| Instructions for the task |
Find all lines in the listing that include the word "Write", then copy them.

| Entries provided |

---*---

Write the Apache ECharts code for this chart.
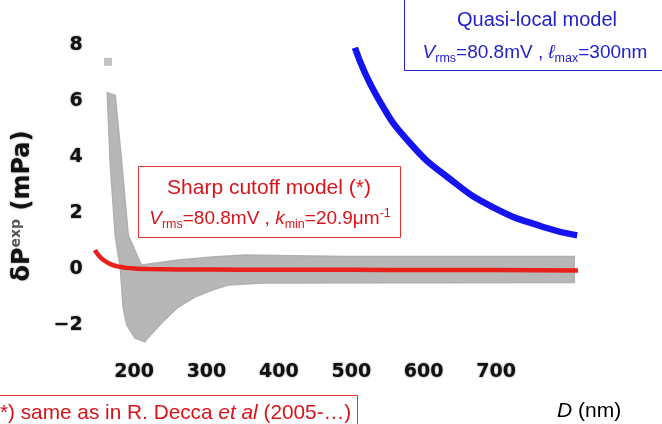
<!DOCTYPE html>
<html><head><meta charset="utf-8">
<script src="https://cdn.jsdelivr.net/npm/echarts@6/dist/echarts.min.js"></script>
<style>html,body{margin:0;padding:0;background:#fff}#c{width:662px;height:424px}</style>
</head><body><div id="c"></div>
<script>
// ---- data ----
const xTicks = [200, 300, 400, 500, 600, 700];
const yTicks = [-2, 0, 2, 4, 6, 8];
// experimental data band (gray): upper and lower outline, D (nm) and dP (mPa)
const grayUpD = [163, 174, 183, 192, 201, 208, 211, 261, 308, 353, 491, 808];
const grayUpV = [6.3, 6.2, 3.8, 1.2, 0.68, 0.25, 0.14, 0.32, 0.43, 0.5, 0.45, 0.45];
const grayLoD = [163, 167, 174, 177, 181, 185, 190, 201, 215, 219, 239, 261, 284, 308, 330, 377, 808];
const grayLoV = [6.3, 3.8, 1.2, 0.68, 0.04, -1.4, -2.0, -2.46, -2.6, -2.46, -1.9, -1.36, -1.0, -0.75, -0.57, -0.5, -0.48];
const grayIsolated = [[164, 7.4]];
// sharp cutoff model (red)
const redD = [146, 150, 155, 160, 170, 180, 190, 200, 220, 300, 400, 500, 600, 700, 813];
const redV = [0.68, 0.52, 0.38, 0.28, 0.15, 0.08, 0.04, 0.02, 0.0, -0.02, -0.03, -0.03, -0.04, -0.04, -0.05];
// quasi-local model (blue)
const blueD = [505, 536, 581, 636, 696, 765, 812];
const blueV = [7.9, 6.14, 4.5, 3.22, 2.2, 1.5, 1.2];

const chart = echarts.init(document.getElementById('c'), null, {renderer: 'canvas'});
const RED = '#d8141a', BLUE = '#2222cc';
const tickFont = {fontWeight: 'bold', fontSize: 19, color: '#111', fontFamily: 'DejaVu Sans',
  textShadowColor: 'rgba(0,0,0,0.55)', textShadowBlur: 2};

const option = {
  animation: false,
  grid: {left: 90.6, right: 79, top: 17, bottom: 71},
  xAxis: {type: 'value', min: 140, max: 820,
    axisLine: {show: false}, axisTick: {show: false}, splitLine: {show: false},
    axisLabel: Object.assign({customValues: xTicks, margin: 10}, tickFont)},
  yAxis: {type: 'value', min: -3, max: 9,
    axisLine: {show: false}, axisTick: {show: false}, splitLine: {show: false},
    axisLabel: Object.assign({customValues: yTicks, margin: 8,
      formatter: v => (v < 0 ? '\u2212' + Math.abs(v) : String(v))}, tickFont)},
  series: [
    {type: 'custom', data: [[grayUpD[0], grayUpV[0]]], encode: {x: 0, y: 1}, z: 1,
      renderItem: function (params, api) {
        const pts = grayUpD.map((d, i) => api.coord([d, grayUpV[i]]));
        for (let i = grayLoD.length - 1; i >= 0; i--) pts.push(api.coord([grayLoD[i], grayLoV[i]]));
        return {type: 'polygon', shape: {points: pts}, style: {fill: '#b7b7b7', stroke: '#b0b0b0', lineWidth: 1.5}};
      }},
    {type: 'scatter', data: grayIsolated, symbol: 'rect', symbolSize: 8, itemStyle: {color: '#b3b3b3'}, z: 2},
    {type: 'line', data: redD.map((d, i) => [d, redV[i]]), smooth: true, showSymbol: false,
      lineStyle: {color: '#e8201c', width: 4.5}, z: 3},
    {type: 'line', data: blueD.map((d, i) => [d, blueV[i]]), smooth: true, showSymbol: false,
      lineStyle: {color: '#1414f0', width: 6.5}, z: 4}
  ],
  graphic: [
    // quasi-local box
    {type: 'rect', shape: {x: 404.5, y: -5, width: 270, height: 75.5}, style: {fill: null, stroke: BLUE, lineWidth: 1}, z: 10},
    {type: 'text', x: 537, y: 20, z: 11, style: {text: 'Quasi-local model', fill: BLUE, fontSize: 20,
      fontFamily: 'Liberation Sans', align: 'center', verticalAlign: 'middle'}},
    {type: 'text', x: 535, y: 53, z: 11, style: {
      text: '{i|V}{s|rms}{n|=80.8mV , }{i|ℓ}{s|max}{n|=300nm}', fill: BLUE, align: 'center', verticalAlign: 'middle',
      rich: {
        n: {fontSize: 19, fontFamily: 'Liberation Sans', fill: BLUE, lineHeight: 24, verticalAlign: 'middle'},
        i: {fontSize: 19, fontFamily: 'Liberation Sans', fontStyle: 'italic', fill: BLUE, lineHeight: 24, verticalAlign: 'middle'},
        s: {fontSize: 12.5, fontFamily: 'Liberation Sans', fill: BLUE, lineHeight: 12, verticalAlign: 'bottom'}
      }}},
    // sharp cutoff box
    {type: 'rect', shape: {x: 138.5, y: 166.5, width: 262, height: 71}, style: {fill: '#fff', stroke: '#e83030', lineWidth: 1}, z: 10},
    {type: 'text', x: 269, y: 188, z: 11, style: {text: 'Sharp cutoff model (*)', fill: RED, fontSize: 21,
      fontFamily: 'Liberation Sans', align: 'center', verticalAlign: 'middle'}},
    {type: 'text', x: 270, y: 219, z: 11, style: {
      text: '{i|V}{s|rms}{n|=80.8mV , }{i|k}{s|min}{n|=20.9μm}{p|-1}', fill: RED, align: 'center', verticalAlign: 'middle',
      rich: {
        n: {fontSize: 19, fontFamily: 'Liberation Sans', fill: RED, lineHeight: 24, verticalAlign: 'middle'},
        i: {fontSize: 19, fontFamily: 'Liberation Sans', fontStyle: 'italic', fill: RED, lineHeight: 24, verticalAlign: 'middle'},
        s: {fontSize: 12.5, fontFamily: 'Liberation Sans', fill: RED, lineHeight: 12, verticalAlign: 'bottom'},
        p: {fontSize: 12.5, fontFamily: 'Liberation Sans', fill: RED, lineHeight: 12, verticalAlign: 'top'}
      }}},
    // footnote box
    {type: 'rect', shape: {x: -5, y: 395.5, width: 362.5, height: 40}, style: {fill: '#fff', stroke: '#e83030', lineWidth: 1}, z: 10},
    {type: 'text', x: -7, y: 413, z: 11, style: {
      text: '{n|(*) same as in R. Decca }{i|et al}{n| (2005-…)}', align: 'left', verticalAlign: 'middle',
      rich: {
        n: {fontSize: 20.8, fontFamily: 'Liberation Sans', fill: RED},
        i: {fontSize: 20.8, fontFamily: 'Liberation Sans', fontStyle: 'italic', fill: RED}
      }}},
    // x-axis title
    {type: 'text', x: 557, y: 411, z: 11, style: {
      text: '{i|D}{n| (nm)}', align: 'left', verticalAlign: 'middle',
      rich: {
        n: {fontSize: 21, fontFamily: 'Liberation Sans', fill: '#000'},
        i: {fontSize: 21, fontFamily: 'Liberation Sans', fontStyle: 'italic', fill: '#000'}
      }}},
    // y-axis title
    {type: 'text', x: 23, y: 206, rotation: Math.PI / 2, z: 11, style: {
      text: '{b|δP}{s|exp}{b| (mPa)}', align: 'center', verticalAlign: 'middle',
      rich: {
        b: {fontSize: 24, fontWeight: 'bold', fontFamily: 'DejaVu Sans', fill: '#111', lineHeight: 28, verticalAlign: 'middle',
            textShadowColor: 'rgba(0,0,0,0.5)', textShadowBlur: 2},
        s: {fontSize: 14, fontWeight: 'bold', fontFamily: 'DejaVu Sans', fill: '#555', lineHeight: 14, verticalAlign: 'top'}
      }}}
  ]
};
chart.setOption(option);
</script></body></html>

---*---

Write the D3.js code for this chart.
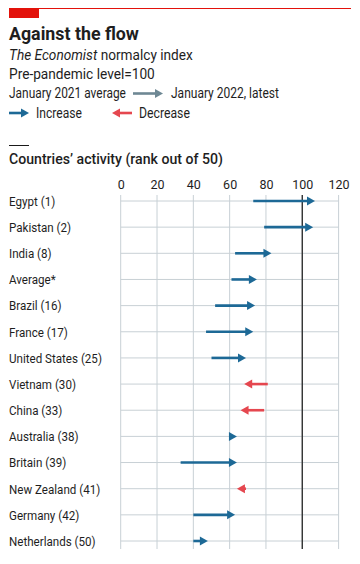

---*---

| Answer to the task |
Write the Apache ECharts code for this chart.
Write the D3.js code for this chart.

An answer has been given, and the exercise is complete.